PFLAG Rehoboth Needs You!
I vividly recall my very first experience with PFLAG, back in 1990. I was editing a newspaper and on layout day we traveled to Silver Spring, MD to “paste-up” the paper.
It was a few years yet before desktop publishing made my job cleaner and easier—we would lay out the paper on long rows of slanted work tables, using rulers and razor blades to cut out strips of copy and photos then paste them into place with hot wax. It was messy and fun.
Dozens of publications, from high school newspapers to association newsletters and weekly community newspapers like mine, shared the facility. Often, I’d lay out my newspaper opposite a gentleman named Bob Bernstein who was putting together the fledgling PFLAG newsletter. We could see each other over the slant boards and chat while we worked.
I believe that Bob started the DC chapter to support his lesbian daughter. He was quite a guy. I had been dealing with coming out to my own father at the time and I marveled at how supportive Bob was, for his own family and all the other families he was determined to help understand their gay children, siblings, or friends. While my father got there eventually and became quite an equality advocate, in 1990, Bob was way out front in the fight.
One day, when a holiday caused a shift in the production facility’s usual schedule. I was on one side of the room, industriously cutting and pasting, while Bob and PFLAG were shifted to the other side.
Bob caught my eye and I wandered over to look at what turned out to be dueling publications. Bob was peering over his layout, where the headline read “Accepting and understanding your gay children,” while a conservative religious organization pasted together a newsletter calling for loud protests against AIDS funding and the dangerous homosexual agenda.
Bob and I tried to engage the enemy in a reasonable discussion but it turned out to be a short, ugly spate of words with no winners. For the rest of the day we kept our heads down and a demilitarized zone up between warring factions.
Flash forward to now. As a direct descendant of that early, successful PFLAG organization, and much work nationally and in cities all across the country, PFLAG has come back to Rehoboth Beach. I had the privilege of attending their October monthly meeting and learned a lot.
First, under the leadership of Linda Gregory, parent of a lesbian daughter, there are local parents and friends of the gay community attending these meetings and standing ready to help anyone needing support with LGBT issues. Like the PFLAG motto says, “One day, society will accept all its members as equals, regardless of their sexual orientation or gender identity. Until that day there is PFLAG.”
Our local group, like the national organization, has a single mission—to be a support system made up of parents, families, and friends of lesbians and gays to promote the equality and well-being of gay, lesbian, bisexual, and transgendered persons, their families and friends.
But the heady mission statement certainly doesn’t mean that meetings aren’t fun. With projects like hosting a booth at Pride, planning to march in upcoming local parades and being out and proud as parents, friends, and siblings, this group is energetic and in search of unique ways to get their message out.
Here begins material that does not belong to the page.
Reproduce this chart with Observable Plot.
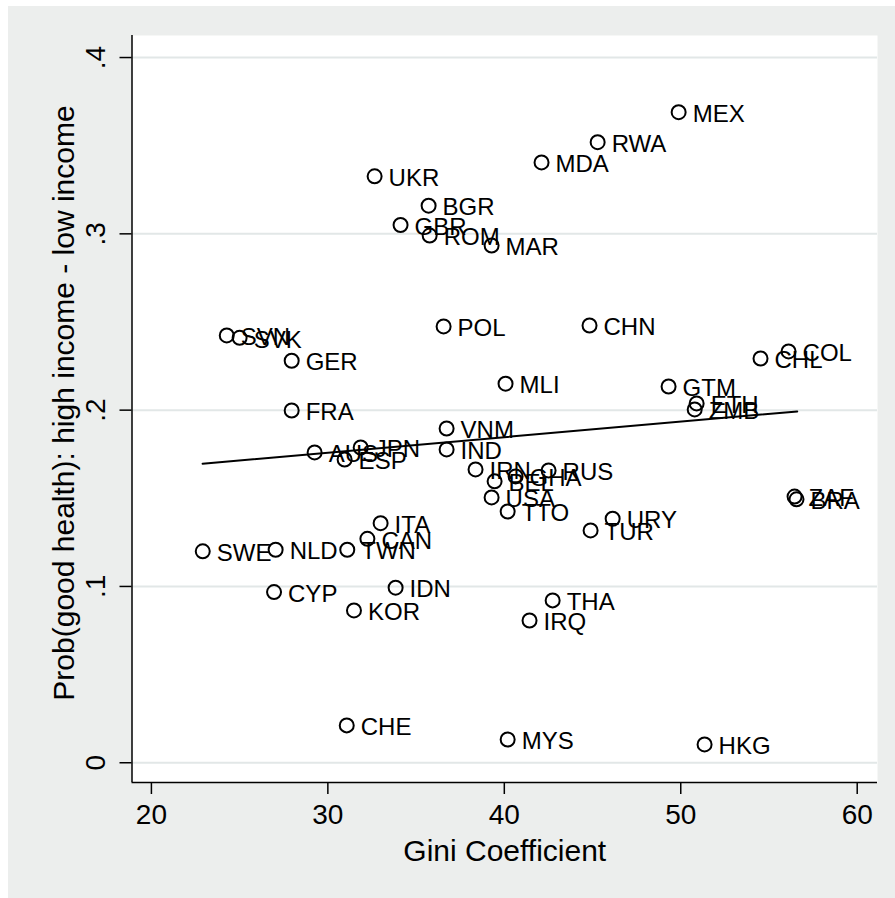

I was thrilled and honored to be asked to attend their last meeting. While I don’t think of myself as a traditional activist, I have been known to throw some verbal bombs across the bow in search of equality.
I was invited to read some of my columns that spoke to equality issues and talk a little bit about my experience as a lesbian writer. We laughed a lot, had a serious discussion or two, and talked about how to swell the ranks of the Rehoboth PFLAG organization.
I told the group one of my favorite things about having published my books. It’s the letters I have gotten, several of them, from around the country, with readers telling me they had or were going to purchase my books for their parents, so Mom and Dad could see that lesbians could have fun and rewarding lives. Wow. I cannot tell you how moving it was to get the first letter like that. Also the second, third, and each one after. Entertaining people with my stories is great; doing something to make communication easier for LGBT people makes it mean so very much.
So here I am, getting the word out for PFLAG. The group meets at Epworth Church on the first Sunday of each month from 4-6 p.m. If you want to help provide support to LGBT people coming out or help their parents, siblings, or friends become comfortable with their gay family members, here’s your chance. Just show up. Or contact Linda at pflagrehobothbeach@gmail.com to ask how you can get involved.
As our meeting ended, folks talked about gay people having to “come out” in dozens of ways every day—something straight people never think about.
I told the group that I came out of a restaurant the night before and it was pouring down rain. A woman huddled with me under the awning saw her husband pull the car up, jump out with an umbrella and come to fetch her.
“Oh, here’s my husband, prince charming,” she exclaimed.
Just then, Bonnie pulled up, leapt from the car, opened her umbrella and came to get me.
“Oh,” I exclaimed, “here’s my wife, princess charming, coming to get me.”
The woman stared at me, then Bonnie, looked a little quizzical, then got it. And smiled.
That’s my idea of a good coming out story and the kind we need to repeat, over and over. And if you join with PFLAG, we can pool our resources and keep making it happen.